Ingredients:
- 1 lb (450g) dry black beans, sorted and rinsed
- 6 cups (1.4L) low-sodium vegetable broth
- 1 large (200g) yellow onion, diced
- 3 cloves (15g) garlic, minced
- 1 medium (150g) red bell pepper, diced
- 1 jalapeño (10g), seeded and minced
- 1 bay leaf
- 1 tbsp (6g) ground cumin
- 1 tsp (2g) smoked paprika
- 1/2 tsp (1g) cayenne pepper
- 1 tsp (6g) sea salt
- 1/2 tsp (1g) black pepper
- 2 tbsp (30ml) fresh lime juice
- 1/4 cup (10g) fresh cilantro, chopped
Instructions:
- Rinse the dried black beans thoroughly under cold water to remove any debris.

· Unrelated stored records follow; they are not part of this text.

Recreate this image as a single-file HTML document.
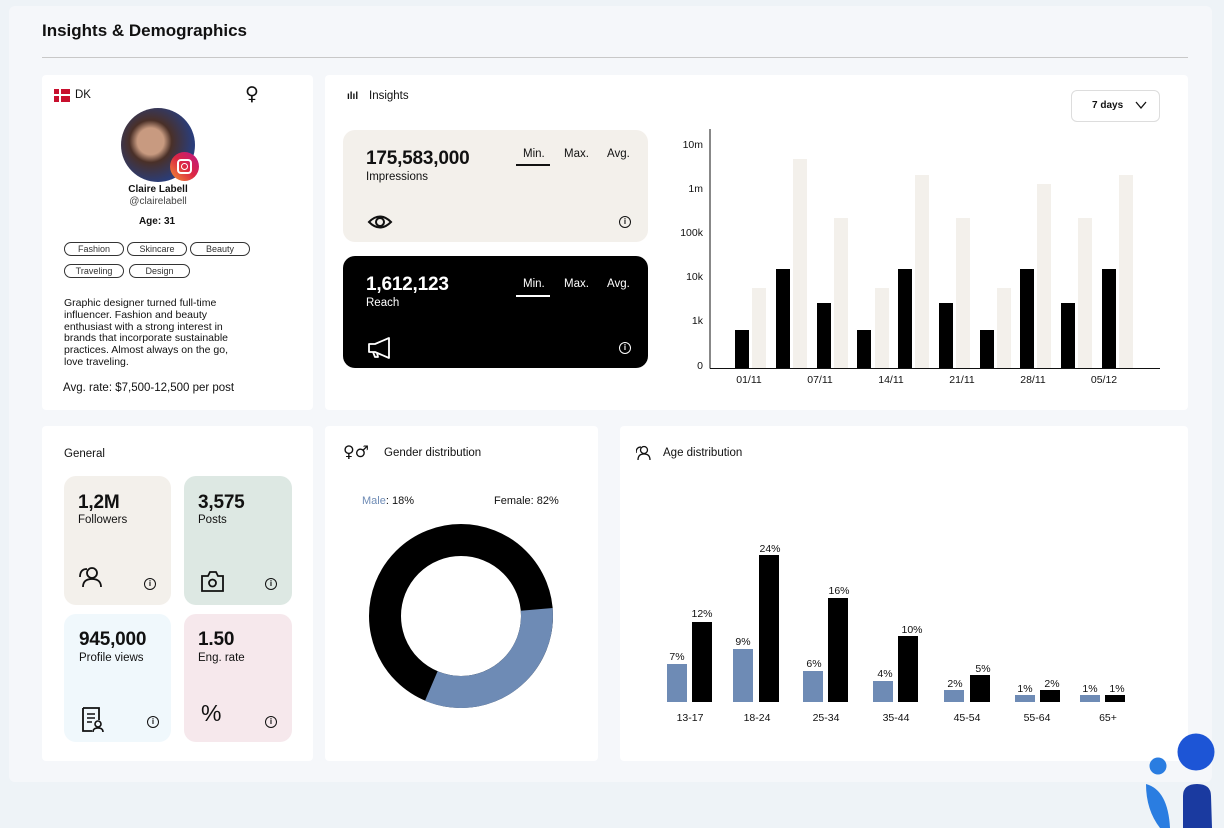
<!DOCTYPE html>
<html><head><meta charset="utf-8"><style>
*{margin:0;padding:0;box-sizing:border-box}
body{width:1224px;height:828px;background:#eef3f7;font-family:"Liberation Sans",sans-serif;color:#111;position:relative;overflow:hidden}
.a{position:absolute}
.card{position:absolute;background:#fff;border-radius:4px}
.tile{position:absolute;border-radius:12px}
.big{font-size:19px;font-weight:bold;letter-spacing:-0.2px}
.sm{font-size:11.5px}
.tag{position:absolute;height:14px;border:1px solid #333;border-radius:8px;font-size:9px;text-align:center;line-height:12px;color:#333}
.info{position:absolute;width:12px;height:12px;border:1.2px solid #111;border-radius:50%;font-size:8px;text-align:center;line-height:10px;font-weight:bold}
</style></head><body>
<div class="a" style="left:9px;top:6px;width:1203px;height:776px;background:#f5f7fa;border-radius:6px"></div>
<div class="a" style="left:42px;top:21px;font-size:17px;font-weight:bold">Insights &amp; Demographics</div>
<div class="a" style="left:42px;top:57px;width:1146px;height:1px;background:#c8c8c8"></div>

<!-- profile -->
<div class="card" style="left:42px;top:75px;width:271px;height:335px"></div>
<div class="a" style="left:54px;top:89px;width:16px;height:13px;background:#c8102e"></div>
<div class="a" style="left:59px;top:89px;width:2px;height:13px;background:#fff"></div>
<div class="a" style="left:54px;top:94px;width:16px;height:2px;background:#fff"></div>
<div class="a sm" style="left:75px;top:89px">DK</div>
<div class="a" style="left:245px;top:83px;font-size:19px;font-family:'DejaVu Sans',sans-serif">♀</div>
<div class="a" style="left:121px;top:108px;width:74px;height:74px;border-radius:50%;background:radial-gradient(circle at 40% 45%,#c89a80 0 22%,#4a3028 35%,#2a3d7a 70%)"></div>
<div class="a" style="left:170px;top:152px;width:29px;height:29px;border-radius:50%;background:linear-gradient(45deg,#f09433,#dc2743,#bc1888)"></div>
<div class="a" style="left:177px;top:159px;width:15px;height:15px;border:2px solid #fff;border-radius:4px"></div>
<div class="a" style="left:181px;top:163px;width:7px;height:7px;border:1.5px solid #fff;border-radius:50%"></div>
<div class="a" style="left:42px;top:184px;width:232px;text-align:center;font-size:10px;font-weight:bold">Claire Labell</div>
<div class="a" style="left:42px;top:196px;width:232px;text-align:center;font-size:10px;color:#444">@clairelabell</div>
<div class="a" style="left:42px;top:216px;width:230px;text-align:center;font-size:10px;font-weight:bold">Age: 31</div>
<div class="tag" style="left:64px;top:242px;width:60px">Fashion</div>
<div class="tag" style="left:127px;top:242px;width:60px">Skincare</div>
<div class="tag" style="left:190px;top:242px;width:60px">Beauty</div>
<div class="tag" style="left:64px;top:264px;width:60px">Traveling</div>
<div class="tag" style="left:129px;top:264px;width:61px">Design</div>
<div class="a" style="left:64px;top:298px;width:180px;font-size:10.5px;line-height:11.8px">Graphic designer turned full-time influencer. Fashion and beauty enthusiast with a strong interest in brands that incorporate sustainable practices. Almost always on the go, love traveling.</div>
<div class="a" style="left:63px;top:382px;font-size:11.5px">Avg. rate: $7,500-12,500 per post</div>

<!-- insights -->
<div class="card" style="left:325px;top:75px;width:863px;height:335px"></div>
<div class="a" style="left:347px;top:91px;font-size:10px;font-weight:bold">ılıl</div>
<div class="a sm" style="left:369px;top:90px">Insights</div>
<div class="a" style="left:1071px;top:90px;width:89px;height:32px;border:1px solid #ddd;border-radius:6px;font-size:10px;font-weight:bold;line-height:30px;padding-left:20px">7 days</div>
<svg class="a" style="left:1135px;top:100px" width="12" height="10"><path d="M1 2 L6 8 L11 2" fill="none" stroke="#111" stroke-width="1.3"/></svg>

<div class="tile" style="left:343px;top:130px;width:305px;height:112px;background:#f3f0eb"></div>
<div class="a big" style="left:366px;top:148px">175,583,000</div>
<div class="a sm" style="left:366px;top:171px">Impressions</div>
<div class="a sm" style="left:523px;top:148px">Min.</div>
<div class="a" style="left:516px;top:164px;width:34px;height:1.5px;background:#111"></div>
<div class="a sm" style="left:564px;top:148px">Max.</div>
<div class="a sm" style="left:607px;top:148px">Avg.</div>
<svg class="a" style="left:367px;top:212px" width="26" height="20"><path d="M2 10 Q13 -1 24 10 Q13 21 2 10Z" fill="none" stroke="#111" stroke-width="2"/><circle cx="13" cy="10" r="4" fill="none" stroke="#111" stroke-width="2"/></svg>
<div class="info" style="left:619px;top:216px">i</div>

<div class="tile" style="left:343px;top:256px;width:305px;height:112px;background:#000"></div>
<div class="a big" style="left:366px;top:274px;color:#fff">1,612,123</div>
<div class="a sm" style="left:366px;top:297px;color:#fff">Reach</div>
<div class="a sm" style="left:523px;top:278px;color:#fff">Min.</div>
<div class="a" style="left:516px;top:295px;width:34px;height:1.5px;background:#fff"></div>
<div class="a sm" style="left:564px;top:278px;color:#fff">Max.</div>
<div class="a sm" style="left:607px;top:278px;color:#fff">Avg.</div>
<svg class="a" style="left:367px;top:336px" width="26" height="24"><path d="M2 8 L8 8 L22 2 L22 22 L8 16 L2 16Z M6 16 L8 21 L11 21 L10 17" fill="none" stroke="#fff" stroke-width="1.8" stroke-linejoin="round"/></svg>
<div class="info" style="left:619px;top:342px;border-color:#fff;color:#fff">i</div>

<svg class="a" style="left:0;top:0" width="1224" height="828">
<g font-family="Liberation Sans" font-size="10.5" fill="#111" text-anchor="end">
<text x="703" y="148">10m</text><text x="703" y="192">1m</text><text x="703" y="236">100k</text><text x="703" y="280">10k</text><text x="703" y="324">1k</text><text x="703" y="369">0</text>
</g>
<g fill="#f3f0eb">
<rect x="752" y="288" width="14" height="80"/><rect x="793" y="159" width="14" height="209"/><rect x="834" y="218" width="14" height="150"/><rect x="875" y="288" width="14" height="80"/><rect x="915" y="175" width="14" height="193"/><rect x="956" y="218" width="14" height="150"/><rect x="997" y="288" width="14" height="80"/><rect x="1037" y="184" width="14" height="184"/><rect x="1078" y="218" width="14" height="150"/><rect x="1119" y="175" width="14" height="193"/>
</g>
<g fill="#000">
<rect x="735" y="330" width="14" height="38"/><rect x="776" y="269" width="14" height="99"/><rect x="817" y="303" width="14" height="65"/><rect x="857" y="330" width="14" height="38"/><rect x="898" y="269" width="14" height="99"/><rect x="939" y="303" width="14" height="65"/><rect x="980" y="330" width="14" height="38"/><rect x="1020" y="269" width="14" height="99"/><rect x="1061" y="303" width="14" height="65"/><rect x="1102" y="269" width="14" height="99"/>
</g>
<line x1="710" y1="129" x2="710" y2="368.5" stroke="#111" stroke-width="1"/>
<line x1="710" y1="368.5" x2="1160" y2="368.5" stroke="#111" stroke-width="1"/>
<g font-family="Liberation Sans" font-size="10.5" fill="#111" text-anchor="middle">
<text x="749" y="383">01/11</text><text x="820" y="383">07/11</text><text x="891" y="383">14/11</text><text x="962" y="383">21/11</text><text x="1033" y="383">28/11</text><text x="1104" y="383">05/12</text>
</g>
</svg>

<!-- general -->
<div class="card" style="left:42px;top:426px;width:271px;height:335px"></div>
<div class="a sm" style="left:64px;top:448px">General</div>
<div class="tile" style="left:64px;top:476px;width:107px;height:129px;background:#f3f0eb"></div>
<div class="tile" style="left:184px;top:476px;width:108px;height:129px;background:#dde8e3"></div>
<div class="tile" style="left:64px;top:614px;width:107px;height:128px;background:#f0f8fc"></div>
<div class="tile" style="left:184px;top:614px;width:108px;height:128px;background:#f6e8ec"></div>
<div class="a big" style="left:78px;top:492px">1,2M</div><div class="a sm" style="left:78px;top:514px">Followers</div>
<div class="a big" style="left:198px;top:492px">3,575</div><div class="a sm" style="left:198px;top:514px">Posts</div>
<div class="a big" style="left:79px;top:629px">945,000</div><div class="a sm" style="left:79px;top:652px">Profile views</div>
<div class="a big" style="left:198px;top:629px">1.50</div><div class="a sm" style="left:198px;top:652px">Eng. rate</div>
<svg class="a" style="left:78px;top:565px" width="26" height="26"><circle cx="14" cy="8" r="5" fill="none" stroke="#111" stroke-width="1.8"/><path d="M5 22 Q5 14 14 14 Q23 14 23 22 M2 12 Q2 4 9 4" fill="none" stroke="#111" stroke-width="1.8"/></svg>
<svg class="a" style="left:200px;top:570px" width="26" height="24"><path d="M2 6 L8 6 L10 2 L16 2 L18 6 L23 6 L23 21 L2 21Z" fill="none" stroke="#111" stroke-width="1.8"/><circle cx="12.5" cy="13" r="3.5" fill="none" stroke="#111" stroke-width="1.8"/></svg>
<svg class="a" style="left:81px;top:707px" width="24" height="26"><path d="M2 1 L18 1 L18 13 M11 24 L2 24 L2 1" fill="none" stroke="#111" stroke-width="1.8"/><path d="M6 7 H14 M6 11 H14 M6 15 H11" stroke="#111" stroke-width="1.5"/><circle cx="17" cy="17" r="3" fill="none" stroke="#111" stroke-width="1.6"/><path d="M12 25 Q12 21 17 21 Q22 21 22 25" fill="none" stroke="#111" stroke-width="1.6"/></svg>
<div class="a" style="left:201px;top:700px;font-size:23px">%</div>
<div class="info" style="left:144px;top:578px">i</div>
<div class="info" style="left:265px;top:578px">i</div>
<div class="info" style="left:147px;top:716px">i</div>
<div class="info" style="left:265px;top:716px">i</div>

<!-- gender -->
<div class="card" style="left:325px;top:426px;width:273px;height:335px"></div>
<div class="a" style="left:343px;top:442px;font-size:16px;font-family:'DejaVu Sans',sans-serif">♀♂</div>
<div class="a sm" style="left:384px;top:447px">Gender distribution</div>
<div class="a" style="left:362px;top:495px;font-size:11px"><span style="color:#6e8bb5">Male</span>: 18%</div>
<div class="a" style="left:494px;top:495px;font-size:11px">Female: 82%</div>
<svg class="a" style="left:0;top:0" width="1224" height="828">
<circle cx="461" cy="616" r="76" fill="none" stroke="#000" stroke-width="32"/>
<path d="M552.6 608 A92 92 0 0 1 425 700.7 L437.6 671.2 A60 60 0 0 0 520.8 610.8Z" fill="#6e8bb5"/>
</svg>

<!-- age -->
<div class="card" style="left:620px;top:426px;width:568px;height:335px"></div>
<svg class="a" style="left:636px;top:445px" width="16" height="16"><circle cx="8" cy="5" r="3.5" fill="none" stroke="#111" stroke-width="1.3"/><path d="M2 15 Q2 9 8 9 Q14 9 14 15 M0 8 Q0 2 5 2" fill="none" stroke="#111" stroke-width="1.3"/></svg>
<div class="a sm" style="left:663px;top:447px">Age distribution</div>
<svg class="a" style="left:0;top:0" width="1224" height="828">
<g fill="#6e8bb5">
<rect x="667" y="664" width="20" height="38"/><rect x="733" y="649" width="20" height="53"/><rect x="803" y="671" width="20" height="31"/><rect x="873" y="681" width="20" height="21"/><rect x="944" y="690" width="20" height="12"/><rect x="1015" y="695" width="20" height="7"/><rect x="1080" y="695" width="20" height="7"/>
</g>
<g fill="#000">
<rect x="692" y="622" width="20" height="80"/><rect x="759" y="555" width="20" height="147"/><rect x="828" y="598" width="20" height="104"/><rect x="898" y="636" width="20" height="66"/><rect x="970" y="675" width="20" height="27"/><rect x="1040" y="690" width="20" height="12"/><rect x="1105" y="695" width="20" height="7"/>
</g>
<g font-family="Liberation Sans" font-size="10.5" fill="#111" text-anchor="middle">
<text x="677" y="660">7%</text><text x="702" y="617">12%</text><text x="743" y="645">9%</text><text x="770" y="552">24%</text><text x="814" y="667">6%</text><text x="839" y="594">16%</text><text x="885" y="677">4%</text><text x="912" y="633">10%</text><text x="955" y="687">2%</text><text x="983" y="672">5%</text><text x="1025" y="692">1%</text><text x="1052" y="687">2%</text><text x="1090" y="692">1%</text><text x="1117" y="692">1%</text>
<text x="690" y="721">13-17</text><text x="757" y="721">18-24</text><text x="826" y="721">25-34</text><text x="896" y="721">35-44</text><text x="967" y="721">45-54</text><text x="1037" y="721">55-64</text><text x="1108" y="721">65+</text>
</g>
<circle cx="1196" cy="752" r="18.5" fill="#1d55d6"/>
<circle cx="1158" cy="766" r="8.5" fill="#2a7de1"/>
<path d="M1146 784 Q1168 790 1170 828 L1160 828 Q1146 810 1146 784Z" fill="#2a7de1"/>
<path d="M1183 828 L1183 796 Q1183 784 1197 784 Q1211 784 1211 796 L1212 828Z" fill="#1a3aa0"/>
</svg>
</body></html>
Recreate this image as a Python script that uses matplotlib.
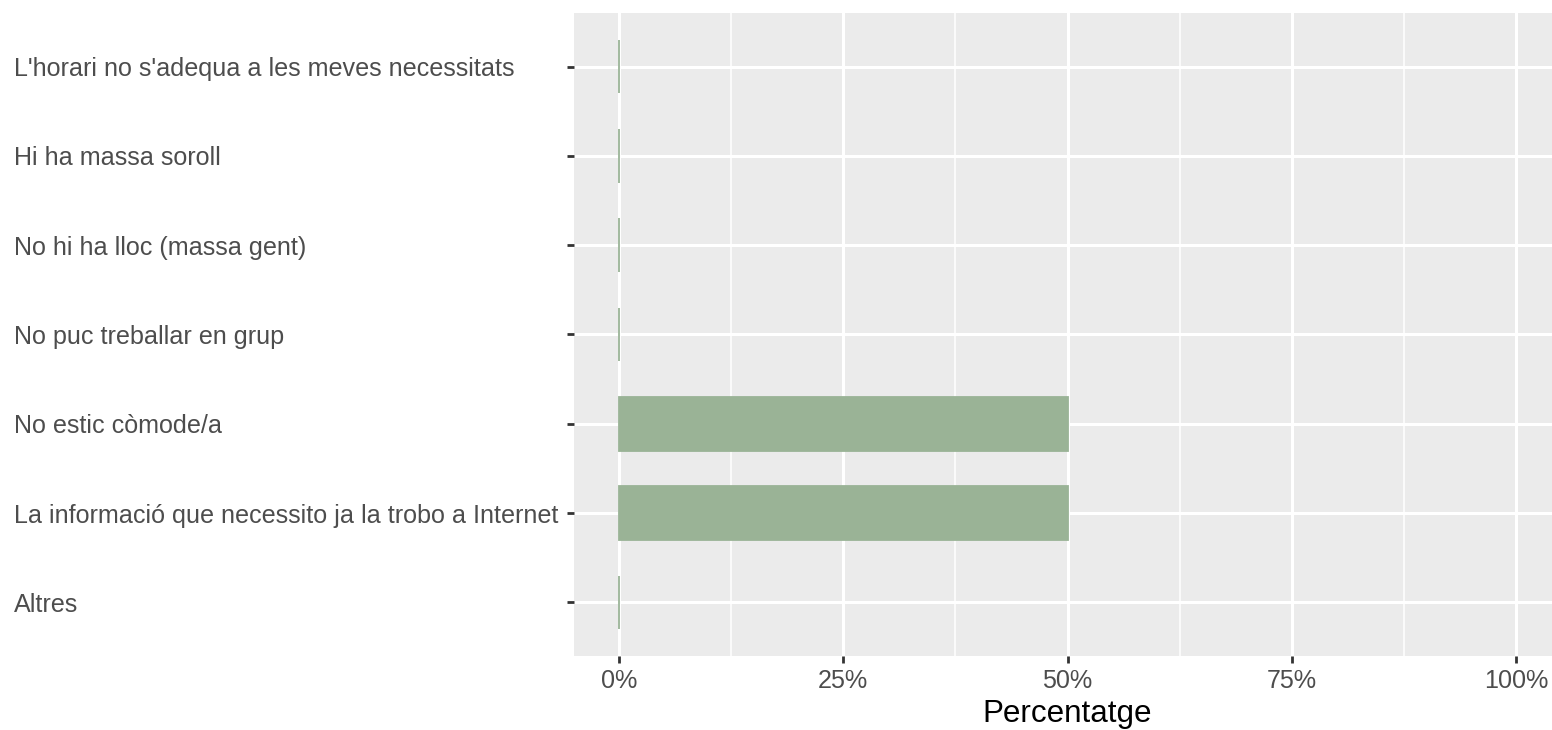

- Place the beans, diced onion, garlic, bell pepper, jalapeño, and bay leaf into the slow cooker.
- Stir in the cumin, smoked paprika, cayenne, salt, and pepper until the beans are evenly coated.
- Pour the vegetable broth over the top.
- Cover with the lid and set the slow cooker to Low for 8 hours (or High for 4–5 hours) until beans are tender and liquid has thickened.
- Remove the bay leaf.
- Use an immersion blender directly in the pot to pulse 3-4 times, blending about 1/3 of the soup to create a creamy consistency.
- Stir in the lime juice and fresh cilantro just before serving.